Pictured above: John Erskine, 6th Earl of Mar, Portrait by Sir Godfrey Kneller (1646-1723), © Historic Environment Scotland.

As the fighting began the Jacobite right wing composed of Highlanders was able to successfully capture the Hanoverian left wing. However, the Jacobite left wing which had received no cavalry protection was beaten back by Argyll’s cavalry and the disciplined fire of his infantry. As the battlefield became dark hostilities soon halted and each army retired to their respective camps with no conclusive outcome. The next morning Argyll’s depleted army returned to Sheriffmuir but Mar had decided to retreat. In many respects the battle was a psychological victory for Argyll as many of Mar’s dejected soldiers drifted back to the glens. The battle of Sheriffmuir itself was ultimately a comedy of errors on the part of Mar, who refused to take good professional advice from the military experts around him. Fundamentally Mar’s failure and incompetency to advance upon Argyll’s remaining 1,000 men meant that the Jacobite cause was doomed to failure. On 22nd December 1715, James Francis Edward Stuart landed at Peterhead but he was too late. Had James arrived earlier to take command of the army the outcome of the rising may have been different. However, not even he could rouse his demoralized troops after news that Argyll’s army had been reinforced with 6,000 seasoned Dutch troops. Eventually in February 1716, James along with Mar fled to France finally concluding the failed 1715 rising.

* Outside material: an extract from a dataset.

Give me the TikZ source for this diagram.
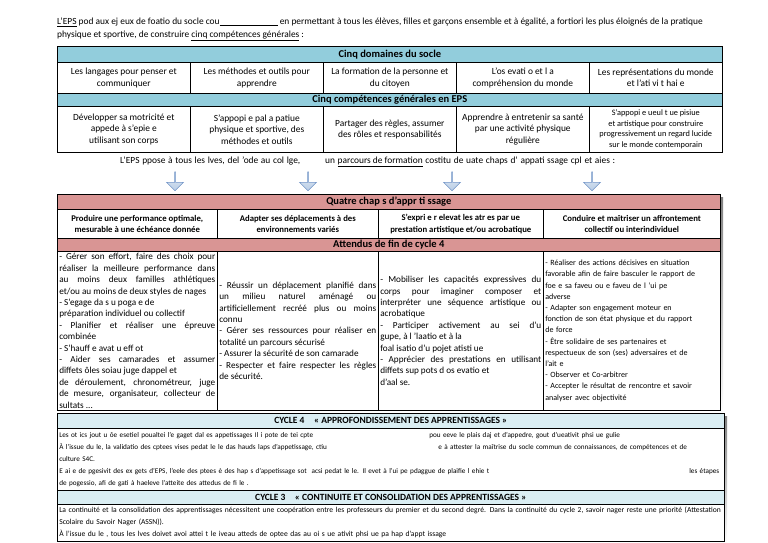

Pictured above: John Campbell, 2nd Duke of Argyll & 1st Duke of Greenwich, Portrait by William Aikman (1682-1731) Circa 1720, © National Portrait Gallery, London.

Sir Hugh Paterson III, 3rd Baronet of Bannockburn;

A notable participant on the Jacobite’s side during the 1715 rising was Sir Hugh Paterson III, 3rd Baronet of Bannockburn who in the aftermath of Mar’s defeat had his lands forfeited. Alongside his brother James and his brother-in-law John Walkinshaw of Barrowfield Paterson was forced to flee Scotland. Eventually, Sir Hugh Paterson III came to reside in Holland where he operated as an intelligence gatherer and unofficial paymaster for other Jacobites in the low countries. Paterson’s exile was a dismal affair characterized by living “frugally” and receiving little information from Bannockburn. It was only in 1720 that Paterson’s fortunes were greatly improved as Lord Grange a Jacobite financier bought Paterson’s forfeited lands for a 20 years purchase, amounting to £7,388. As Patterson returned to Bannockburn his attitude towards Jacobitism was still unwavering and his deep-held sympathies for the Stuart cause were to resurface during the Forty-Five rising.

Pictured above: Sir Hugh Paterson III, 3rd Baronet of Bannockburn, Portrait by John Thomas Seton, 1776, © National Galleries of Scotland.

Prior to the Battle of Sheriffmuir Paterson’s name had appeared on a List entitled “Act for encouraging loyalty in Scotland” issued on 30th August 1715. The Act listed 44 Scottish nobles who were suspected of being Jacobite sympathizers to present themselves at Edinburgh court. Out of the 44 names only two Scottish nobles Sir Patrick Murray of Auchtertyre and Alexander Erskine, the Lord Lyon presented themselves and they were both imprisoned.